Goal of the exercise → Find every line in the records below that contains the word "document", and copy each such line.

Records for this task →

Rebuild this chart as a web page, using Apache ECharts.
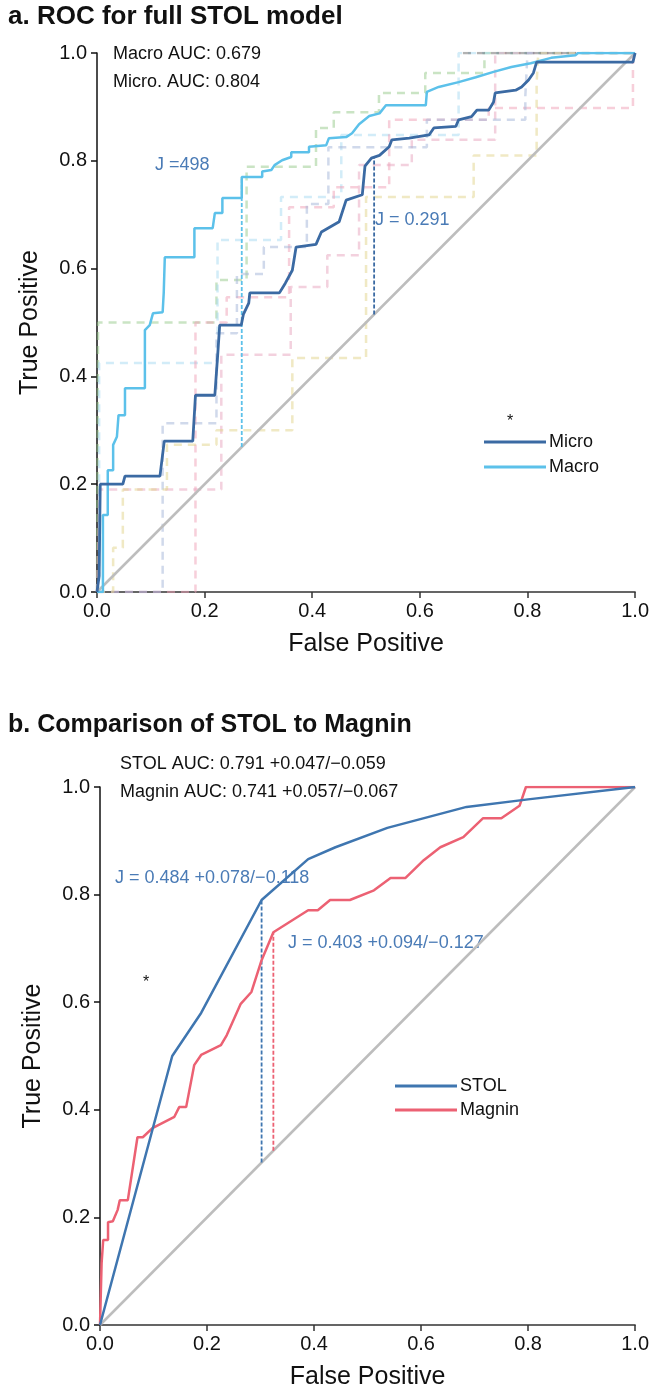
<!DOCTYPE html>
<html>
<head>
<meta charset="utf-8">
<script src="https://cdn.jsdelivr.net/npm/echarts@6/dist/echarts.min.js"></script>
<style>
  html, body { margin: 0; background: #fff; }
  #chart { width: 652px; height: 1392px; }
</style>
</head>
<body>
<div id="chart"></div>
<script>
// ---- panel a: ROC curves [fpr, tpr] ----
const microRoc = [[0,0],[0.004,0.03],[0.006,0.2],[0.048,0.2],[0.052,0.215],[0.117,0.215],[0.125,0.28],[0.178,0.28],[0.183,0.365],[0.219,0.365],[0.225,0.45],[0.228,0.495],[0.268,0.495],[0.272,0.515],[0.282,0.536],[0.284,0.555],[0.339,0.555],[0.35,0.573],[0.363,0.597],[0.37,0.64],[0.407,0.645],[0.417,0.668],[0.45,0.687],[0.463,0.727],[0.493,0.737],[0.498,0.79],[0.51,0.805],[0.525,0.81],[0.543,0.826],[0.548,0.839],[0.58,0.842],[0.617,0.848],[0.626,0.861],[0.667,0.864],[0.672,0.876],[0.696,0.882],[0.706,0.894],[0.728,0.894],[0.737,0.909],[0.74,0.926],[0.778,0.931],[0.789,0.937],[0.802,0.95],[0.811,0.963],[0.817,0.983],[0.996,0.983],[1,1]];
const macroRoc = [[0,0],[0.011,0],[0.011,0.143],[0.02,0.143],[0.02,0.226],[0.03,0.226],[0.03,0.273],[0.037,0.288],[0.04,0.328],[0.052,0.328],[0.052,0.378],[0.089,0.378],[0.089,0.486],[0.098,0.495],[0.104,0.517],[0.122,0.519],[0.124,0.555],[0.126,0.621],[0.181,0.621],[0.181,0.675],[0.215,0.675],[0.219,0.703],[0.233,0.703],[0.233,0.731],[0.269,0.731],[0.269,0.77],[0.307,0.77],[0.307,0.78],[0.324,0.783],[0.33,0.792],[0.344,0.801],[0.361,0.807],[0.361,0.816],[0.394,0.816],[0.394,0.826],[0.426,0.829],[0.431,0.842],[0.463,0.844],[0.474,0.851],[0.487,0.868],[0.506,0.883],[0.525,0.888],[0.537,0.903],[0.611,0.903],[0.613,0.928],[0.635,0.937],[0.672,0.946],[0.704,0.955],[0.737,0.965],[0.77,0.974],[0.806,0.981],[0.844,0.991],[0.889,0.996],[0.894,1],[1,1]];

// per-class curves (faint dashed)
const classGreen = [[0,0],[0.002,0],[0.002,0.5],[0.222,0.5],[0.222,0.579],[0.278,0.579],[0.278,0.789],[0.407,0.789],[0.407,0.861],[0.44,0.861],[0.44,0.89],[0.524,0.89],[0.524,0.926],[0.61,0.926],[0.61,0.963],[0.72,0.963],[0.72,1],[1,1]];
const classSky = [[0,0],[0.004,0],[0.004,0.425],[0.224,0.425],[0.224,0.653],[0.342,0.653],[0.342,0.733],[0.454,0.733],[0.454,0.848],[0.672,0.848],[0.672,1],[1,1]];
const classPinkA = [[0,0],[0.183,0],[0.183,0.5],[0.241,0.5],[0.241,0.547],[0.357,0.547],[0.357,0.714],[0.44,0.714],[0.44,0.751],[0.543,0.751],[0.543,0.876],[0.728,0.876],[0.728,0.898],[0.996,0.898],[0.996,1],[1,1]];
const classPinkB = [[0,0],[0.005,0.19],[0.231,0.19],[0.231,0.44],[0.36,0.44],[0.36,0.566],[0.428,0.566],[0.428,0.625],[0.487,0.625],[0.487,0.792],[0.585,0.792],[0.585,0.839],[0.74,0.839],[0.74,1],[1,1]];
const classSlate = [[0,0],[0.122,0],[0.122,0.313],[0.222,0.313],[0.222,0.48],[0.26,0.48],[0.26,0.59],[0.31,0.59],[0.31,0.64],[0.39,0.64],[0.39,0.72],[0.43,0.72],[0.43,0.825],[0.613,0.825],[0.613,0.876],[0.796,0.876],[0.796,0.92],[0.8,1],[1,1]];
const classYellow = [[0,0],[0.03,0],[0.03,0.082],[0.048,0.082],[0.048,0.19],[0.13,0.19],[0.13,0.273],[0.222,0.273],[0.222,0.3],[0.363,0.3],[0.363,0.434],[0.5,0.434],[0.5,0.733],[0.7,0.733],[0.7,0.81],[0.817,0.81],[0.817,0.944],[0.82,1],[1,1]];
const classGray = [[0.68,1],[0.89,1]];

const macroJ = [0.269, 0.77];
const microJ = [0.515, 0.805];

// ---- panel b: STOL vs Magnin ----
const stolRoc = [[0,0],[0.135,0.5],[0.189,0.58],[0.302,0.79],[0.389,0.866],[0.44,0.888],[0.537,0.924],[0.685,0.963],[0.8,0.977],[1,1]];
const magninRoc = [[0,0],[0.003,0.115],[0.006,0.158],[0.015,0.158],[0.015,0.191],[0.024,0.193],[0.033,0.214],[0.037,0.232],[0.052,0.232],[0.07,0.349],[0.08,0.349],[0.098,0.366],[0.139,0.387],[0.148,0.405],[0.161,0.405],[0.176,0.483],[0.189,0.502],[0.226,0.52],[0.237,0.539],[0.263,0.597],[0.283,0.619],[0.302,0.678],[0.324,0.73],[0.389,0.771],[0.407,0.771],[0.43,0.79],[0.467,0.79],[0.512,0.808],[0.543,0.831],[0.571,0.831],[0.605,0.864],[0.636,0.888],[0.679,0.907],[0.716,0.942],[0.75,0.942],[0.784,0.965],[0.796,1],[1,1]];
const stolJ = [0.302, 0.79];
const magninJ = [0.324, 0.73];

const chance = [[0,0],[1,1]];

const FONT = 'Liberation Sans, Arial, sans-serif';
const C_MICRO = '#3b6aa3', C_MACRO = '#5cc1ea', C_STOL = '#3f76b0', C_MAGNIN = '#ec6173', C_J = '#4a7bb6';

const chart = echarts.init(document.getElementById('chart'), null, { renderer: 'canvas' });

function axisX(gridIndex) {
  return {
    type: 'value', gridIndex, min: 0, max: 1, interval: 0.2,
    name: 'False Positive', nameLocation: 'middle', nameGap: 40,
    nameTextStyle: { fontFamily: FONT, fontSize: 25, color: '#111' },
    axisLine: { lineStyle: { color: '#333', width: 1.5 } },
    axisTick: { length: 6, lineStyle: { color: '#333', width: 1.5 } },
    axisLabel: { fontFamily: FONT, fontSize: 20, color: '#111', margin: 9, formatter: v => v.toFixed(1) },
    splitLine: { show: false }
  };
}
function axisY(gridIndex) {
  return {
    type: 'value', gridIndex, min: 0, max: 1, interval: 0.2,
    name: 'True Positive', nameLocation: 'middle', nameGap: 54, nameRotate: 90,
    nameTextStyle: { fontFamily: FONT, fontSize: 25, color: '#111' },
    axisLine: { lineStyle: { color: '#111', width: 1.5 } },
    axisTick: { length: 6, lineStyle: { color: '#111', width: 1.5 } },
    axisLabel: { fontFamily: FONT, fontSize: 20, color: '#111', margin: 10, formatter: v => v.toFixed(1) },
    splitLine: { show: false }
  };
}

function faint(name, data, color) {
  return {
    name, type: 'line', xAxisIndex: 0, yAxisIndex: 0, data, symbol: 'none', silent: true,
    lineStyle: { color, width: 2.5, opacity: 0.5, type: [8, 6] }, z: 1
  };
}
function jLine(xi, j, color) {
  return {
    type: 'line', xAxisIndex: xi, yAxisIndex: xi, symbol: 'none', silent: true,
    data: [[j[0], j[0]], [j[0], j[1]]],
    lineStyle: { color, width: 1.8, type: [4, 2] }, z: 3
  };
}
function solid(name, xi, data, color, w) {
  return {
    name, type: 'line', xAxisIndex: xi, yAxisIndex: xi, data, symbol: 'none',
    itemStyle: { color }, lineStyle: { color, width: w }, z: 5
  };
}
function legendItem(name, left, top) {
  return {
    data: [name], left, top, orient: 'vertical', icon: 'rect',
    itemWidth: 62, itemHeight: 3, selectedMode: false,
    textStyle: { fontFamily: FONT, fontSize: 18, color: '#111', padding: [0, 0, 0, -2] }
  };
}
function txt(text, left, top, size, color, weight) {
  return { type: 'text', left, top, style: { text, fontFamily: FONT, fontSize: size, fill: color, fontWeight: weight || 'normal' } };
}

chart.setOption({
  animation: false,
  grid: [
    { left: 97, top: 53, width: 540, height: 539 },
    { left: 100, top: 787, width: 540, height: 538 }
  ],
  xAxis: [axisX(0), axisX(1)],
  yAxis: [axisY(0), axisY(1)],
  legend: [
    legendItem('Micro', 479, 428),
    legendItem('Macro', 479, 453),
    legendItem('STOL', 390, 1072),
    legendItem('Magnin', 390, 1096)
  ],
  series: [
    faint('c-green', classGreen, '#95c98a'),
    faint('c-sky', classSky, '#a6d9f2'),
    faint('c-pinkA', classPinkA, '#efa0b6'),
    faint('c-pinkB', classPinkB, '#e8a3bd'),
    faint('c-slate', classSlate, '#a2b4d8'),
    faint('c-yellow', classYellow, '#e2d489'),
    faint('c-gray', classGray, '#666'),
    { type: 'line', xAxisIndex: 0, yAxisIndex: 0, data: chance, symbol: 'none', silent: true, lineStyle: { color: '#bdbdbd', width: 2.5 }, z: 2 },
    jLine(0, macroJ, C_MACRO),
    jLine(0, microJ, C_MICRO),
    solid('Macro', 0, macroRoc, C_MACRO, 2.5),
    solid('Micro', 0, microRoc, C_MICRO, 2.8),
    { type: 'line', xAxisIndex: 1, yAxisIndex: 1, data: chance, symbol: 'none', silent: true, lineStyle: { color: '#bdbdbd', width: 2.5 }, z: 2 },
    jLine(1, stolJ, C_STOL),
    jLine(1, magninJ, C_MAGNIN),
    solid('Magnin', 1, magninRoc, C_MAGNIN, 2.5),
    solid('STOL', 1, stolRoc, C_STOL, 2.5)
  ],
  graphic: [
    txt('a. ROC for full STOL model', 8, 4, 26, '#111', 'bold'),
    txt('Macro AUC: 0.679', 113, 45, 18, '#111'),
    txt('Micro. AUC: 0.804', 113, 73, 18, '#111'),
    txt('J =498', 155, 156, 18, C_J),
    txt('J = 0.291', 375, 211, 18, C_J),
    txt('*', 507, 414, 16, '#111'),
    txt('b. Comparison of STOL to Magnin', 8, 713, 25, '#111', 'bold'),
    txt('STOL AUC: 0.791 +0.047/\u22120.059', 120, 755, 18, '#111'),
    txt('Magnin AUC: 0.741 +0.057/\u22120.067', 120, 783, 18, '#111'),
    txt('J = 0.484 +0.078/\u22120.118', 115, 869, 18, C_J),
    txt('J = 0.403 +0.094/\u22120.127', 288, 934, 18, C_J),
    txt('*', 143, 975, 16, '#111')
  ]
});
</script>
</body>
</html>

* * *

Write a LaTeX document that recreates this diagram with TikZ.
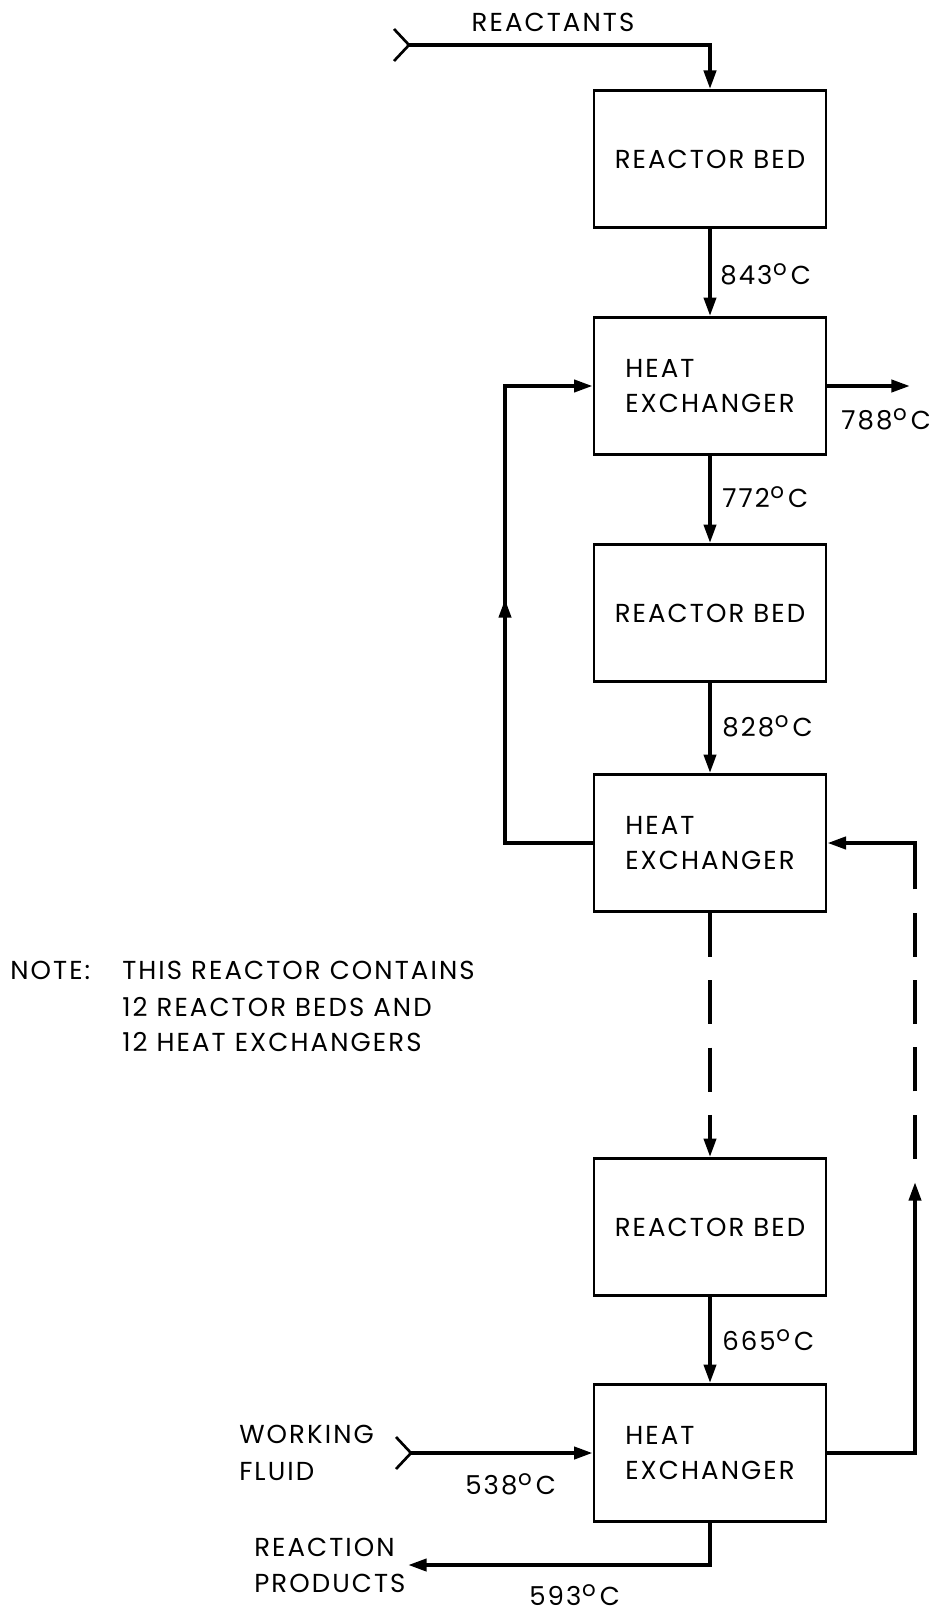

Task answer →
const chart = echarts.init(document.getElementById('chart'), null, { renderer: 'canvas' });
Write a LaTeX document that recreates this diagram with TikZ.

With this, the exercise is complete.